Так что же вы думаете, неужели этот, что с жадным любопытством наблюдал агонию умирающих соотечественников, или тот, что рубил детишек — они после войны так вот просто вернутся, заживут своим домом, примутся за честный труд, как будто ничего и не было? Те, что в озверении били шашками своих, русских, или эти, спокойные, которым убить ребенка — что муху прихлопнуть, после войны придут, обнимут жену, поправят крышу, и словно ничего не было? И отцы, братья, сыновья офицеров побратаются с их убийцами? И родные погубленных детишек ни на кого зла не затаят?
* * *
Говорят, поначалу убивать трудно. Фурманов даже целый разговор провел с Чапаевым на эту тему. Легендарный командир рассказывал:
«— Побыл бы ты с нами в тысяча девятьсот восемнадцатом году… Как же ты там без расстрела-то будешь?
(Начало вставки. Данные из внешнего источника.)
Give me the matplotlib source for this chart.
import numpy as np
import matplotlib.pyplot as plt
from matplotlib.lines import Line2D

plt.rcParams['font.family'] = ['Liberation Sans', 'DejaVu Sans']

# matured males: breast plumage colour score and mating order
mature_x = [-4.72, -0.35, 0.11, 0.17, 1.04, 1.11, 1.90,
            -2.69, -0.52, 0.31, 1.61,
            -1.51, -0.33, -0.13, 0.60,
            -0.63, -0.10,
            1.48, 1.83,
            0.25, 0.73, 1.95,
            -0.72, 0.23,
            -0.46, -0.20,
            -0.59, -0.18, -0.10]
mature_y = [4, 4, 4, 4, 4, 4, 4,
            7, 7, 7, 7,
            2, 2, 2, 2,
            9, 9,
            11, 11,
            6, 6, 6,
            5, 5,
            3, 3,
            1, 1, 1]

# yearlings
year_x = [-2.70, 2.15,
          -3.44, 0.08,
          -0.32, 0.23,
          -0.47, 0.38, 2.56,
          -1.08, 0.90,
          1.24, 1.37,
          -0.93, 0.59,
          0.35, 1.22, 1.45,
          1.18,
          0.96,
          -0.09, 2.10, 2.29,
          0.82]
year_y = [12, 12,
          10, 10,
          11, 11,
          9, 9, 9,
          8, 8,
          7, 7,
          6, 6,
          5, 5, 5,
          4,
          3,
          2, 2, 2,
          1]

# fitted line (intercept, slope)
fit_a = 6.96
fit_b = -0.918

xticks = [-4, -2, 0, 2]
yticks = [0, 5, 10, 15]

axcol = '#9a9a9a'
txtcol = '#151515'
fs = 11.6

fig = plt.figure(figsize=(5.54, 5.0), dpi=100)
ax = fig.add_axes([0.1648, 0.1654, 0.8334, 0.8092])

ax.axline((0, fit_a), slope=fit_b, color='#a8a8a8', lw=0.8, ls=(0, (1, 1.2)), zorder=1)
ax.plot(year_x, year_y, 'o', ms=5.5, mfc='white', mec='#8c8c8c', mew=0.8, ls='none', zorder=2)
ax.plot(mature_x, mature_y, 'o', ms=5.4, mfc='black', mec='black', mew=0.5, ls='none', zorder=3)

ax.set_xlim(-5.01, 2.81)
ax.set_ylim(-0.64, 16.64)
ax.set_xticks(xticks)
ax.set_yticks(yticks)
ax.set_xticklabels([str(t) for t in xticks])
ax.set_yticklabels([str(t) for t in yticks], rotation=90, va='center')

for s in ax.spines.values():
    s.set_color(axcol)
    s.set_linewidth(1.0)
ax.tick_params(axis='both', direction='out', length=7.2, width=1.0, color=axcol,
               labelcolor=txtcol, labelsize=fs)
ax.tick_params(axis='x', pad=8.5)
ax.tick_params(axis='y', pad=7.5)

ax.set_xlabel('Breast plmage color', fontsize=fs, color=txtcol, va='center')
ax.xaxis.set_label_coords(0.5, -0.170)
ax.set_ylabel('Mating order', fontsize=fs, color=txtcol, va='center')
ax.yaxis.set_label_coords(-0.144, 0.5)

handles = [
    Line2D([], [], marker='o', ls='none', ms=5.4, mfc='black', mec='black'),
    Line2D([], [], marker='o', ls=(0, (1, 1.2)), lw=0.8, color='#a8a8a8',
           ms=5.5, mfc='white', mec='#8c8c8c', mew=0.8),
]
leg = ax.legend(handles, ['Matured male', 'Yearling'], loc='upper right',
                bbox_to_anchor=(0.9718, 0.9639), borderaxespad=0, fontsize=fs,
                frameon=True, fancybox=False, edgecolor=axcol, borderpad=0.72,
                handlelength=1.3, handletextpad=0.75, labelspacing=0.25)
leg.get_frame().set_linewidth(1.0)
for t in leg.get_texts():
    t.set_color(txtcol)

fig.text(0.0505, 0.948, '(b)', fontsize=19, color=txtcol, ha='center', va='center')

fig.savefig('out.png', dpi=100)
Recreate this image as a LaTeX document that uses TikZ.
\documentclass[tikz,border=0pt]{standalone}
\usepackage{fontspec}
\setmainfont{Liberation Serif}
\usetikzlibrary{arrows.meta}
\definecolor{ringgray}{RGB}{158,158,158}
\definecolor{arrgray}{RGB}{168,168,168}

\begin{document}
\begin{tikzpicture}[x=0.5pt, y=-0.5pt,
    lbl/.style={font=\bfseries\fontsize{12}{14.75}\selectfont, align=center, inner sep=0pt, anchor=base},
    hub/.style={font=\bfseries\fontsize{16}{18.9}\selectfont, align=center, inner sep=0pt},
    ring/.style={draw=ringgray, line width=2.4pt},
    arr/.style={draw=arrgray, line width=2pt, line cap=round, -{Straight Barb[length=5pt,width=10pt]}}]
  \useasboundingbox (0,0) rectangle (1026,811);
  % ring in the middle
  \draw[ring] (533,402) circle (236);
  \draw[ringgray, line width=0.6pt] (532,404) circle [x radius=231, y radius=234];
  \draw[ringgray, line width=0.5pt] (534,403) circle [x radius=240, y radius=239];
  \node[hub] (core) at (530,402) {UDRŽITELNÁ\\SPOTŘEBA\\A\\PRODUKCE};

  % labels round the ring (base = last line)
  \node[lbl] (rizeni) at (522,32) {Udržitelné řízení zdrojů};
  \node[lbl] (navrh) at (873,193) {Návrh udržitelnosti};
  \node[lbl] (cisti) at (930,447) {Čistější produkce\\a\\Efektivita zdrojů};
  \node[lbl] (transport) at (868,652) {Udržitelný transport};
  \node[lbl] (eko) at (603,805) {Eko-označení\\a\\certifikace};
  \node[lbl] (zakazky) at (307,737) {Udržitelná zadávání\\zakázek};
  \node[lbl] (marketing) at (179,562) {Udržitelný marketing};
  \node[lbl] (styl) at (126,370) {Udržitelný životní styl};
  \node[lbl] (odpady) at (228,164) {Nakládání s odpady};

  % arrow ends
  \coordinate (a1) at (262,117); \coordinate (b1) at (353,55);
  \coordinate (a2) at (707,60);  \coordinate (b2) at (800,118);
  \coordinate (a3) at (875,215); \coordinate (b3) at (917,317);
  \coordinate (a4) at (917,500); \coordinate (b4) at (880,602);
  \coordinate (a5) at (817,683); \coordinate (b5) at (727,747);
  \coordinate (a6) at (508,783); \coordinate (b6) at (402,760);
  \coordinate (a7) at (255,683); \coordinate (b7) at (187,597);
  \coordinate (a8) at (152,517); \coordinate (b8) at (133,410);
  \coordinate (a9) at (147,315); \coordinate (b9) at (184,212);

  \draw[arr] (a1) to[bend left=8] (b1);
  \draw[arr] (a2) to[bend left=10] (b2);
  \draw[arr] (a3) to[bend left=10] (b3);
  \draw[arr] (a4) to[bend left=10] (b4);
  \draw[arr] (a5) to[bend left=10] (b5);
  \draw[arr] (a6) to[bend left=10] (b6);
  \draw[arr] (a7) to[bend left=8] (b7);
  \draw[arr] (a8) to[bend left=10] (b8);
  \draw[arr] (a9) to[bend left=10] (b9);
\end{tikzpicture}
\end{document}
Захватил офицеров в плен, а охранять их некому, каждый боец на счету — в атаку нужно, а не на конвой. Всю пачку так и приканчиваешь… Да все едино — они нас миловали, што ли? Эге, батенька!
— А первый свой приговор, Чапаев, помнишь?
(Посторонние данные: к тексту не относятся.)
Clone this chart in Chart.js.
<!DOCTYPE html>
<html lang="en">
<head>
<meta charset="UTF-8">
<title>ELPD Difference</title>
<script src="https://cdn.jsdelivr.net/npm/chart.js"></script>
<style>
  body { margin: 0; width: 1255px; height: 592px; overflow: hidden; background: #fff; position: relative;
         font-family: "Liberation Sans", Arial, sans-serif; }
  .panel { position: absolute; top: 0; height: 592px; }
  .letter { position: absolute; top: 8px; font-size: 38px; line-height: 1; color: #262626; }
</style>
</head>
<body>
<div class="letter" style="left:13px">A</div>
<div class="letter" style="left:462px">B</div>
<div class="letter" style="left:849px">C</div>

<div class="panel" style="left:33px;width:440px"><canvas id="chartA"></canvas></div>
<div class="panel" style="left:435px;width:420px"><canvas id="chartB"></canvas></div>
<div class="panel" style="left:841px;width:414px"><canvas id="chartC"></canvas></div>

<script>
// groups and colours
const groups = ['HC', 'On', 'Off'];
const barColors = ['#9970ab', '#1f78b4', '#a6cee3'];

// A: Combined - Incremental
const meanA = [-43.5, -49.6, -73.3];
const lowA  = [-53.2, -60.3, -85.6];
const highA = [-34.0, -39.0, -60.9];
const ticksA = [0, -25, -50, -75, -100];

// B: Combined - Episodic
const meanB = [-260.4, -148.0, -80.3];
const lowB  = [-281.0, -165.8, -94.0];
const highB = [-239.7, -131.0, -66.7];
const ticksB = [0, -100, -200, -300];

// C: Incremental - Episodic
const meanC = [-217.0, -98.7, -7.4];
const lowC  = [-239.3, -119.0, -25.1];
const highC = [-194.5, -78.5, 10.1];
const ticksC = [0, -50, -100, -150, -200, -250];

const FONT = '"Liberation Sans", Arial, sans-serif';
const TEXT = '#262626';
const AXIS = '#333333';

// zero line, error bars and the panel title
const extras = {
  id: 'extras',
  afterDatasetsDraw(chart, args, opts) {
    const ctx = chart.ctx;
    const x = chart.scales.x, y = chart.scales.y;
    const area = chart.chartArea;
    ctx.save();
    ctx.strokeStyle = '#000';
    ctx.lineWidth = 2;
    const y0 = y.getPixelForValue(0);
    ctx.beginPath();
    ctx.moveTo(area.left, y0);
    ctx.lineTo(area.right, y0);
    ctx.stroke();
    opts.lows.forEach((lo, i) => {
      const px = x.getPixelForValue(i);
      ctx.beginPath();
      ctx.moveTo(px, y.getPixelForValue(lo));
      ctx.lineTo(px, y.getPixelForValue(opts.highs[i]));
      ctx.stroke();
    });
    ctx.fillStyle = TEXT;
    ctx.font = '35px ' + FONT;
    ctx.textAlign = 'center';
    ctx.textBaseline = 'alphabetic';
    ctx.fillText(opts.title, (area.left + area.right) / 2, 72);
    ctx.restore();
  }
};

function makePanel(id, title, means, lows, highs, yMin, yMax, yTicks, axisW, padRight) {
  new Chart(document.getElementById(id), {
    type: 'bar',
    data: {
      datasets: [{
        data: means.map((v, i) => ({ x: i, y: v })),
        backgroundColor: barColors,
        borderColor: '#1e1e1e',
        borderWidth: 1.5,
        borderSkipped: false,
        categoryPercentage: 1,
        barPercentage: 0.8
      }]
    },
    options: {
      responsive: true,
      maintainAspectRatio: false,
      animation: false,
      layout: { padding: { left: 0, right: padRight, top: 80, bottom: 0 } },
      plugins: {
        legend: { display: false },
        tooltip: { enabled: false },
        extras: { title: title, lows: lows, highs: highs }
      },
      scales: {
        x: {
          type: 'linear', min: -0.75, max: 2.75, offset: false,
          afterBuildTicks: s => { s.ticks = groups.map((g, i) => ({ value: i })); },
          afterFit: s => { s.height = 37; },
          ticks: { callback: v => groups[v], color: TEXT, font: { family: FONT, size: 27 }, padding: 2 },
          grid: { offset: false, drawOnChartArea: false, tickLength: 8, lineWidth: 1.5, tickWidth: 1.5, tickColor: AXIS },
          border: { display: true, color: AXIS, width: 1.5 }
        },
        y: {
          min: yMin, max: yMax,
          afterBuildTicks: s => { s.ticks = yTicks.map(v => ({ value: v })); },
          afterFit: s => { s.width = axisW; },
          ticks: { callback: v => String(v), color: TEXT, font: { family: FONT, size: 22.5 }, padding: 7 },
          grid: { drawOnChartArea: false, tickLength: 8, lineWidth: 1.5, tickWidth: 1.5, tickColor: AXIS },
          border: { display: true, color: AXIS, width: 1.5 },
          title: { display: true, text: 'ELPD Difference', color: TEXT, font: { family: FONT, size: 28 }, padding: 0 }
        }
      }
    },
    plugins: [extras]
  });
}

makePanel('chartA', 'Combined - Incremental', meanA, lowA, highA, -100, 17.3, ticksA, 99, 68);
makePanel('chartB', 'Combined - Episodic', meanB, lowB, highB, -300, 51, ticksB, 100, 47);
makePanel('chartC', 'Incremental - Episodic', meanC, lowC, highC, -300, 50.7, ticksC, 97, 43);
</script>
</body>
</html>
— Ну, может, и не самый первый, а знаю, што трудно было… Тут всегда трудно начинать-то, а потом привыкаешь…
— К чему? Убивать?
— Да, — просто ответил Чапаев, — убивать…
Говорил Федор и с другими закаленными, старинными бойцами. В один ему голос утверждали, что в каком бы то ни было виде заколоть, зарубить ли, приказ ли отдать о расстреле, или расстрелять самому — с любыми нервами, с любым сердцем по первому разу робко чувствует себя человек, смущенно и покаянно, зато потом, особенно на войне, где все время пахнет кровью, чувствительность в этом направлении притупляется, и уничтожение врага в какой бы то ни было форме имеет характер почти механический».
А теперь представьте себе, как решает любые возникшие проблемы человек, для которого убийство «имеет характер почти механический».
«Женка пишет, купец наш до того обижает, просто жить невозможно. Я так решил: мы за себя не заступники были, с нами, бывало, что хошь, то и делай. А теперь повыучились. Я каждый день под смертью хожу, да чтобы моей бабе крупы не давали, да на грех… Нет, я так решил, вернусь и нож Онуфрию в брюхо…» Это из солдатского письма времен Первой мировой, а впереди еще Гражданская…
Немногие из привыкших убивать покаялись, большинство давно утратили это чувство. От работы эти люди тоже отвыкли: работать тягостно и скучно, не то что носиться по стране на лихом коне, грабить, убивать и насиловать. Помните рассказ Алексея Толстого «Гадюка»? Таких были миллионы во взбаламученной, умытой кровью России — непригодных к мирной жизни, не находящих себя в ней и готовых при первом же сигнале трубы снова вскочить в седло — и «вечный бой, покой нам только снится!» И находили они себя, как правило, внутри и около партии большевиков, поскольку борьбы там было столько, что хватит не на одну жизнь.